Let \(\varGamma \) be a conformal predictor based on a computable conformity measure taking values in \(\mathbb {Q}\). Then there exists \(C>0\) such that, for almost all infinite sequences of observations \(\omega =((x_1,y_1),(x_2,y_2),\ldots )\in (\mathbf {X}\times \mathbb {2})^{\infty }\) and all significance levels \(\epsilon \in (0,1)\), from some N on we will have

$$\begin{aligned} \varPi ^{C N\epsilon \ln ^2(1+1/\epsilon )}_{\mathcal {U}}((\omega ^N,x_{N+1})) \subseteq \varGamma ^{\epsilon }((\omega ^N,x_{N+1})). \end{aligned}$$
(13)

This corollary asserts that the prediction set output by the universal prediction system is at least as precise as the prediction set output by \(\varGamma \) if we increase slightly the significance level: from \(\epsilon \) to \(C\epsilon \ln ^2(1+1/\epsilon )\). It involves not just multiplying by a constant (as is the case for (5) and (8)–(12)) but also the logarithmic term \(\ln ^2(1+1/\epsilon )\).

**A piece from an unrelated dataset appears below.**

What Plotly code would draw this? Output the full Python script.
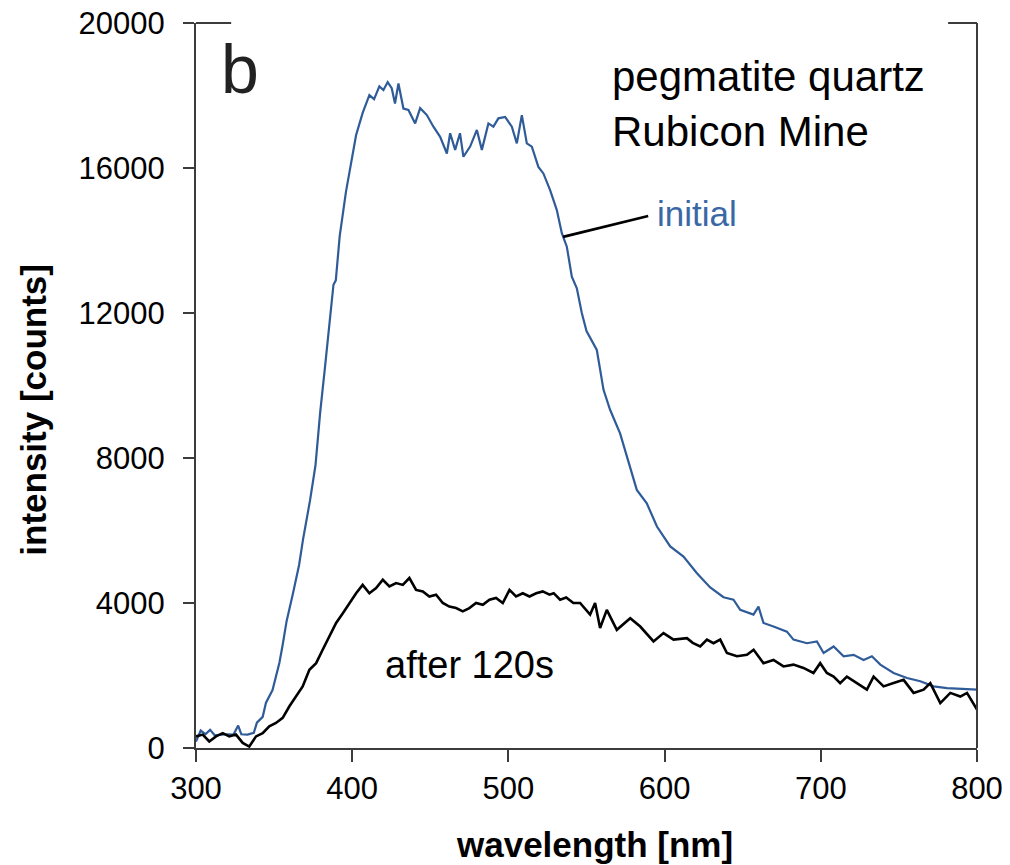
import plotly.graph_objects as go

# ---- data ----
wl_initial = [300, 303, 306, 309, 312, 316, 320, 324, 327, 329, 333, 337, 339, 342.7, 344.8, 349,
              353.4, 355.5, 358, 362, 366, 368.5, 373, 376.5, 379.5, 382.5, 386, 388, 389.5, 392,
              396, 399.5, 402.5, 406.7, 411, 414, 417.4, 420, 422.7, 425.3, 427.4, 429.6, 432.8, 436,
              440.3, 443.5, 447.8, 452, 456.3, 460.6, 462.7, 465.9, 469, 471.2, 475.5, 479.8, 483,
              487.2, 490.4, 493.6, 497.9, 502.2, 505.4, 508.6, 511.8, 515, 519.2, 522.4, 526.7, 531,
              534.2, 537.4, 540.6, 543.8, 547, 550, 556.6, 560.9, 565.1, 571.5, 575.8, 582.2, 588.6,
              595.1, 603.6, 612.1, 620.7, 629.2, 637.7, 644.1, 648.4, 656.9, 660.1, 663.3, 669.7,
              678.3, 682.5, 691.1, 697.5, 701.8, 708.2, 714.6, 721, 727.4, 732.7, 738.1, 746.6,
              755.2, 763.7, 772.2, 780.8, 789.3, 800]
int_initial = [180, 480, 380, 500, 350, 370, 380, 370, 620, 380, 370, 420, 700, 860, 1250, 1600,
               2350, 2850, 3500, 4250, 5050, 5750, 6830, 7800, 9260, 10470, 11930, 12780, 12900, 14120,
               15340, 16190, 16910, 17520, 18010, 17900, 18250, 18150, 18370, 18200, 17780, 18330, 17640, 17600,
               17230, 17650, 17460, 17140, 16860, 16400, 16960, 16500, 16960, 16310, 16590, 17050, 16500,
               17230, 17140, 17370, 17410, 17140, 16680, 17460, 16680, 16590, 16030, 15850, 15390, 14840,
               14200, 13830, 13000, 12680, 12000, 11500, 10980, 9880, 9330, 8680, 8040, 7120, 6750,
               6110, 5560, 5280, 4820, 4430, 4160, 4090, 3810, 3680, 3900, 3450, 3350,
               3210, 2990, 2890, 2940, 2620, 2800, 2530, 2570, 2430, 2530, 2300, 2070,
               1930, 1840, 1700, 1650, 1630, 1610]

wl_after = [300, 304.3, 308.5, 312.8, 317.1, 321.3, 325.6, 329.9, 334.1, 338.4, 342.7, 346.9, 351.2,
            355.5, 359.8, 364, 368.3, 372.6, 376.9, 381.1, 385.4, 389.7, 394, 398.2, 402.5, 406.7,
            411, 415.3, 419.6, 423.8, 428.1, 432.4, 436.6, 440.9, 445.2, 449.4, 453.7, 458, 462.2,
            466.5, 470.8, 475, 479.3, 483.6, 487.9, 492.1, 496.4, 500.7, 504.9, 509.2, 513.5, 517.8,
            522, 526.3, 529, 533.1, 537, 541.6, 545.9, 552.3, 555.5, 558.7, 563, 569.4, 578, 584.4,
            592.9, 599.3, 605.7, 614.3, 618, 622.8, 627.1, 631.3, 635.6, 639.9, 646.3, 652.7, 657,
            663.3, 669.7, 676.1, 682.5, 688.9, 695.3, 699.6, 703.9, 708.2, 712.4, 716.7, 723.1,
            729.5, 733.8, 740.2, 746.6, 753, 759.4, 765.8, 770.1, 776.5, 782.9, 789.3, 793.6,
            797.8, 800]
int_after = [320, 370, 180, 320, 410, 320, 370, 140, 40, 320, 410, 600, 690,
             830, 1150, 1420, 1700, 2160, 2340, 2710, 3080, 3450, 3720, 4000, 4270, 4500,
             4270, 4410, 4640, 4460, 4550, 4500, 4690, 4360, 4320, 4180, 4230, 4000, 3900,
             3860, 3770, 3860, 4000, 3950, 4090, 4140, 4000, 4360, 4180, 4270, 4180, 4270,
             4320, 4230, 4270, 4090, 4150, 4000, 4000, 3680, 4000, 3310, 3810, 3260, 3580, 3350,
             2940, 3170, 2990, 3030, 2900, 2800, 2990, 2890, 2990, 2620, 2530, 2570, 2710,
             2340, 2430, 2250, 2300, 2210, 2070, 2340, 2070, 1970, 1790, 1970, 1790,
             1610, 1970, 1700, 1790, 1880, 1520, 1610, 1790, 1240, 1520, 1420, 1520,
             1240, 1060]

x_ticks = [300, 400, 500, 600, 700, 800]
y_ticks = [0, 4000, 8000, 12000, 16000, 20000]

BLUE = "#2f5c98"
AXC = "#3c3c3c"
FONT = "Liberation Sans, Arial, sans-serif"

fig = go.Figure()
fig.add_trace(go.Scatter(x=wl_initial, y=int_initial, mode="lines",
                         line=dict(color=BLUE, width=2.2), name="initial"))
fig.add_trace(go.Scatter(x=wl_after, y=int_after, mode="lines",
                         line=dict(color="black", width=2.6), name="after 120s"))

fig.update_layout(
    width=1010, height=865,
    margin=dict(l=196, r=33, t=23, b=117),
    paper_bgcolor="white", plot_bgcolor="white",
    showlegend=False,
    font=dict(family=FONT, color="black"),
)
fig.update_xaxes(range=[300, 800], tickvals=x_ticks, showgrid=False, zeroline=False,
                 automargin=False,
                 showline=True, linecolor=AXC, linewidth=2,
                 ticks="outside", ticklen=12, tickwidth=2, tickcolor=AXC,
                 tickfont=dict(size=31, family=FONT, color="black"))
fig.update_yaxes(range=[0, 20000], tickvals=y_ticks, tickformat="d", showgrid=False, zeroline=False,
                 automargin=False, ticklabelstandoff=12,
                 showline=True, linecolor=AXC, linewidth=2,
                 ticks="outside", ticklen=11, tickwidth=2, tickcolor=AXC,
                 tickfont=dict(size=31, family=FONT, color="black"))

# partial frame (top fragments + right side)
for (x0, y0, x1, y1) in [(0, 1, 0.045, 1), (0.963, 1, 1, 1), (1, 0, 1, 1)]:
    fig.add_shape(type="line", xref="paper", yref="paper", x0=x0, y0=y0, x1=x1, y1=y1,
                  line=dict(color=AXC, width=2))

# pointer line to "initial"
fig.add_shape(type="line", xref="x", yref="y", x0=535, y0=14100, x1=589.5, y1=14675,
              line=dict(color="black", width=2.6))

# axis titles
fig.add_annotation(text="<b>wavelength [nm]</b>", xref="paper", yref="paper", x=0.51, y=-0.133,
                   showarrow=False, font=dict(size=35, family=FONT, color="black"),
                   xanchor="center", yanchor="middle")
fig.add_annotation(text="<b>intensity [counts]</b>", xref="paper", yref="paper", x=-0.208, y=0.466,
                   showarrow=False, textangle=-90, font=dict(size=35, family=FONT, color="black"),
                   xanchor="center", yanchor="middle")

# labels
fig.add_annotation(text="b", xref="paper", yref="paper", x=0.030, y=0.936, showarrow=False,
                   font=dict(size=68, family=FONT, color="#222222"), xanchor="left", yanchor="middle")
fig.add_annotation(text="pegmatite quartz<br>Rubicon Mine", xref="paper", yref="paper", x=0.530, y=0.961,
                   showarrow=False, align="left", font=dict(size=42, family=FONT, color="black"),
                   xanchor="left", yanchor="top")
fig.add_annotation(text="initial", xref="paper", yref="paper", x=0.588, y=0.737, showarrow=False,
                   font=dict(size=35, family=FONT, color="#3a68a6"), xanchor="left", yanchor="middle")
fig.add_annotation(text="after 120s", xref="paper", yref="paper", x=0.24, y=0.115, showarrow=False,
                   font=dict(size=38, family=FONT, color="black"), xanchor="left", yanchor="middle")

fig.write_html("out.html")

It is easy to see that we can replace the C in (13) by \(C2^{K(\varGamma )}\), where C now does not depend on \(\varGamma \) (and \(K(\varGamma )\) is the smallest prefix complexity of the programs for computing the conformity measure on which \(\varGamma \) is based).

Proof

(of Corollary 2 ). Let

$$ \epsilon ' := 2^{\lceil \log \epsilon \rceil +1}, $$

where \(\log \) stands for the base 2 logarithm. (Intuitively, we simplify \(\epsilon \), in the sense of Kolmogorov complexity, by replacing it by a number of the form \(2^{-m}\) for an integer m, and make it at least twice as large as the original \(\epsilon \).) Define a prediction system (both weak and strong) \(\mathcal {L}\) as, essentially, \(\varGamma ^{\epsilon '}\); formally, \(\mathcal {L}:=(L_1,L_2,\ldots )\) and \(L_n\) is defined to be the set of all \(\omega ^N\), where \(\omega \) ranges over the infinite data sequences and N over \(\mathbb {N}\), such that the set

$$ \left\{ i\in \{1,\ldots ,N\} \mid y_i \notin \varGamma ^{\epsilon '}((\omega ^{i-1},x_i)) \right\} $$

is of size n and contains N. The prediction system \(\mathcal {L}\) is determined by \(\epsilon '\), so that \(K(\mathcal {L})\) does not exceed (apart from the usual additive constant) \(K(\epsilon ')\). By the standard validity property of conformal predictors ([6], Corollary 1.1), Hoeffding’s inequality, and the Borel–Cantelli lemma,

$$\begin{aligned} \varPi ^{\epsilon ' N}_{\mathcal {L}}((\omega ^N,x_{N+1})) \subseteq \varGamma ^{\epsilon }((\omega ^N,x_{N+1})) \end{aligned}$$
(14)

from some N on almost surely. By Lemma 2 (in the form of (11)),

$$\begin{aligned} \varPi ^{C_1 2^{K(\epsilon ')}\epsilon ' N}_{\mathcal {U}}((\omega ^N,x_{N+1})) \subseteq \varPi ^{\epsilon ' N}_{\mathcal {L}}((\omega ^N,x_{N+1})) \end{aligned}$$
(15)

for all N. The statement (13) of the corollary is obtained by combining (14), (15), and

$$ 2^{K(\epsilon ')} \le C_2 \ln ^2(1+1/\epsilon ). $$

To check the last inequality, remember that \(\epsilon '=2^{-m}\) for an integer m, which we assume to be positive, without loss of generality; therefore, our task reduces to checking that

$$ 2^{K(m)} \le C_3 \ln ^2(1+2^m), $$

i.e.,

$$ 2^{K(m)} \le C_4 m^2. $$

Since \(2^{-K(m)}\) is the universal semimeasure on the positive integers (see, e.g., [5], Theorem 7.29), we even have

$$ 2^{K(m)} \le C_5 m (\log m) (\log \log m) \cdots (\log \cdots \log m), $$

where the product contains all factors that are greater than 1 (see [4], Appendix A).    \(\square \)

6 Conclusion

In this note we have ignored the computational resources, first of all, the required computation time and space (memory). Developing versions of our definitions and results taking into account the time of computations is a natural next step. In analogy with the theory of Kolmogorov complexity, we expect that the simplest and most elegant results will be obtained for computational models that are more flexible than Turing machines, such as Kolmogorov–Uspensky algorithms and Schönhage machines.